As with the Voshkod flights, the crew came from different departments, commanded by director of cosmonaut training Nikolai Kamanin, and Vasily Mishin, director of the design engineering department OKB-1.

Since 1965, Kamanin had eight cosmonauts in training for Soyuz missions. Four had already been in space: Yuri Gagarin, Andriyan Nikolayev, Valery Bykovsky, and Vladimir Komarov. Viktor Gorbatko and Yevgeny Khrunov had been with the program since 1960, and Anatoli Voronov and Pyotr Kolodin had been with the program since 1963, but none had flown into space.

Mishin decided to train suitable engineers in his own department as cosmonauts and then nominate them for Soyuz crews. In May 1966 Sergei Anokhin, Aleksei Yeliseyev, and Valeri Kubasov, along with five additional engineers, were added to the group of cosmonauts. A further candidate for mission commander was Georgi Beregovoi, who became a cosmonaut in 1964 due to the promotion of Marshal Rudenko into the group of cosmonauts. Furthermore, Beregovoi was an excellent test pilot, however, he was larger and heavier than the other cosmonauts and he also exceeded the maximum age. The crew assignments were frequently changed. Poor organization also played a role, for in the case of Anokhin there was no spacesuit available for him.

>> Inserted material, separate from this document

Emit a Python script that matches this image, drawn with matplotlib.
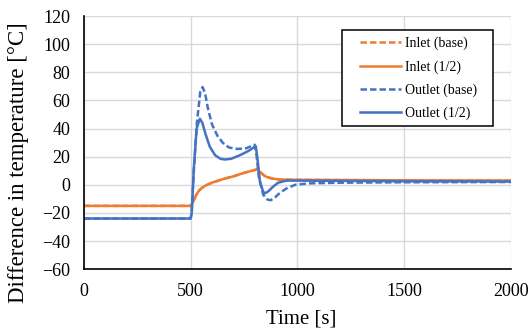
import matplotlib
matplotlib.use("Agg")
import matplotlib.pyplot as plt
from matplotlib.patches import Rectangle

plt.rcParams['font.family'] = ['Liberation Serif', 'DejaVu Serif']

ORANGE = "#ED7D31"
BLUE = "#4472C4"

# Inlet temperature difference [°C]
t_in = [0, 500, 505, 515, 525, 540, 555, 570, 600, 650, 700, 750, 800, 810, 825, 850, 880, 920, 1000, 1500, 2000]
inlet_base = [-15, -15, -14, -11, -7.5, -4, -2, -0.5, 1.5, 4, 6, 8.5, 10.5, 11, 9, 6, 4.5, 3.7, 3.5, 3.2, 3]
inlet_half = [-15, -15, -14, -11, -7.5, -4, -2, -0.5, 1.5, 4, 6, 8.5, 10.5, 11, 9, 6, 4.5, 3.7, 3.5, 3.2, 3]

# Outlet temperature difference [°C]
t_out_b = [0, 500, 505, 515, 530, 545, 556, 568, 580, 600, 625, 650, 680, 720, 760, 800, 808, 820, 840, 860, 875, 895, 920, 950, 990, 1050, 1200, 1500, 2000]
outlet_base = [-24, -24, -20, 10, 45, 66, 69.5, 65, 55, 43, 35, 30, 26.5, 25.5, 26, 28.5, 22, 5, -7, -10.5, -11, -9, -5.5, -2.5, 0, 1, 1.5, 1.8, 2]
t_out_h = [0, 500, 505, 515, 528, 543, 555, 570, 590, 615, 640, 660, 690, 730, 770, 805, 812, 825, 840, 850, 865, 885, 910, 950, 1000, 1500, 2000]
outlet_half = [-24, -24, -20, 12, 40, 47, 44, 36, 27, 21, 18.5, 18, 18.5, 21, 24, 27.5, 20, 2, -5, -6, -4.5, -1.5, 1.5, 3, 3, 2.5, 2.3]

DASH = (0, (2.6, 1.2))

fig = plt.figure(figsize=(5.31, 3.36), dpi=100)
ax = fig.add_axes([0.158, 0.199, 0.804, 0.753])

ax.plot(t_in, inlet_base, color=ORANGE, lw=1.8, ls=DASH, label="Inlet (base)")
ax.plot(t_in, inlet_half, color=ORANGE, lw=1.8, label="Inlet (1/2)")
ax.plot(t_out_b, outlet_base, color=BLUE, lw=1.8, ls=DASH, label="Outlet (base)")
ax.plot(t_out_h, outlet_half, color=BLUE, lw=1.8, label="Outlet (1/2)")

ax.set_xlim(0, 2000)
ax.set_ylim(-60, 120)
ax.set_xticks(range(0, 2001, 500))
ax.set_yticks(range(-60, 121, 20))
ax.grid(True, color="#d9d9d9", lw=1)
ax.set_axisbelow(True)
for s in ["top", "right"]:
    ax.spines[s].set_visible(False)
for s in ["left", "bottom"]:
    ax.spines[s].set_linewidth(1.2)
ax.tick_params(length=0, labelsize=13, pad=10)

ax.set_xlabel("Time [s]", fontsize=15)
ax.xaxis.set_label_coords(0.51, -0.16)
ax.set_ylabel("Difference in temperature [°C]", fontsize=16.5)
ax.yaxis.set_label_coords(-0.128, 0.42)

# legend box drawn by hand so the side padding can be wider than top/bottom
ax.add_patch(Rectangle((0.604, 0.565), 0.354, 0.38, transform=ax.transAxes,
                       facecolor="white", edgecolor="black", lw=1.1, zorder=4))
leg = ax.legend(loc="upper left", bbox_to_anchor=(0.646, 0.918), fontsize=10,
                frameon=False, handlelength=2.95, handletextpad=0.3,
                labelspacing=0.7, borderpad=0, borderaxespad=0)
leg.set_zorder(5)

fig.savefig("out.png", dpi=100)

In August 1966 it was decided that Soyuz 1 and Soyuz 2 would be commanded by Komarov and Bykovsky respectively, with Gagarin and Nikolayev as their backups. Two additional crew members would be selected from Anokhin, Yeliseyev, Khrunov, and Gorbatko. This decision was not final, however. The decision regarding the crew escalated to the Central Committee, and in November they issued a dispatch stating that Soyuz 1 should be flown by Komorov, with Gagarin as backup. Soyuz 2 should be commanded by Bykovsky with Nikolayev as backup. Therefore, Beregovoi would not have a space flight until Soyuz 3. As for the two cosmonauts who would transfer after docking from Soyuz 2 to Soyuz 1, Khrunov and Yeliseyev where selected, with Gorbatko and Kubasov as their backups. That meant three of the four spots were taken by experienced cosmonauts, while the fourth was taken by an engineer, and Khrunov had already served as a backup for Alexei Leonov during the Voskhod 2 mission.

==Soyuz 1 problems==
Soyuz 1, with Komarov on board, was launched on 23 April 1967. Soyuz 2 (including the 7K-OK No. 5 capsule) was to be launched the following day, with both spacecraft spending four days in orbit.

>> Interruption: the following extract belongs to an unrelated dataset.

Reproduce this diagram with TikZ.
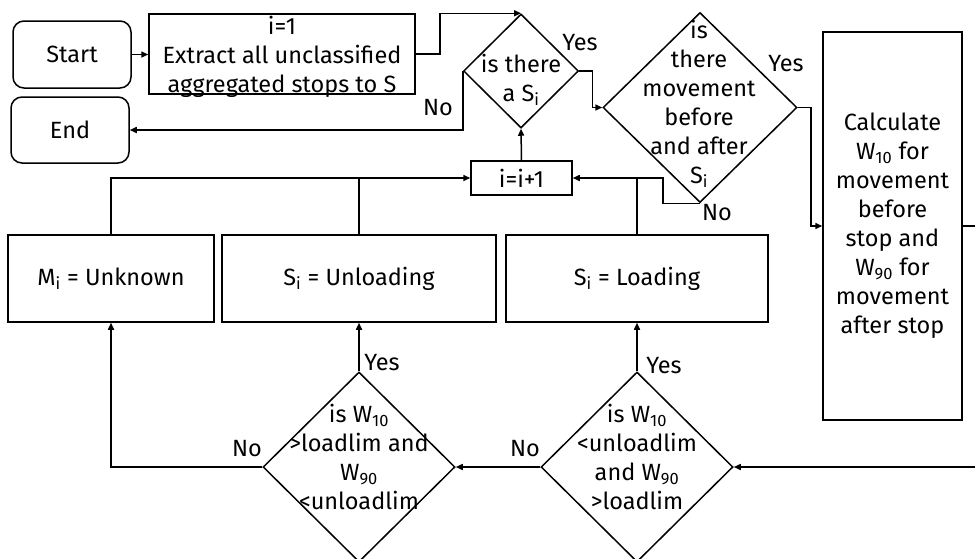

Serious problems soon arose with Soyuz 1, however, particularly the failure of a solar panel to deploy, which caused the spacecraft's systems to become unstable. It was believed that the cosmonauts from Soyuz 2 could solve the Soyuz 1 solar panel problem via an EVA. However, the Soyuz 2 launch could not proceed due to thunderstorms at the launchpad which affected the booster's electrical system. The Soyuz 1 mission was then aborted and Komarov was able to re-enter the Earth's atmosphere. However both parachutes and the retro-rockets failed, and Komarov was killed on impact.

During the course of investigations afterward, it was determined that Soyuz 2 had the same parachute issues as Soyuz 1, and if it had been launched, Bykovsky, Khrunov, and Yeliseyev presumably would have been killed as well.

==Effects==
The Soyuz 1 disaster set the Soviet space program back 18 months. It was not until October 1968 that the next crewed Soyuz mission was launched, flown by Beregovoi.

Khrunov and Yeliseyev eventually flew on Soyuz 5, which along with Soyuz 4 achieved the objectives of their Soyuz 2 flight in January 1969. Meanwhile, Bykovsky prepared for a planned crewed Moon flight, which was never launched.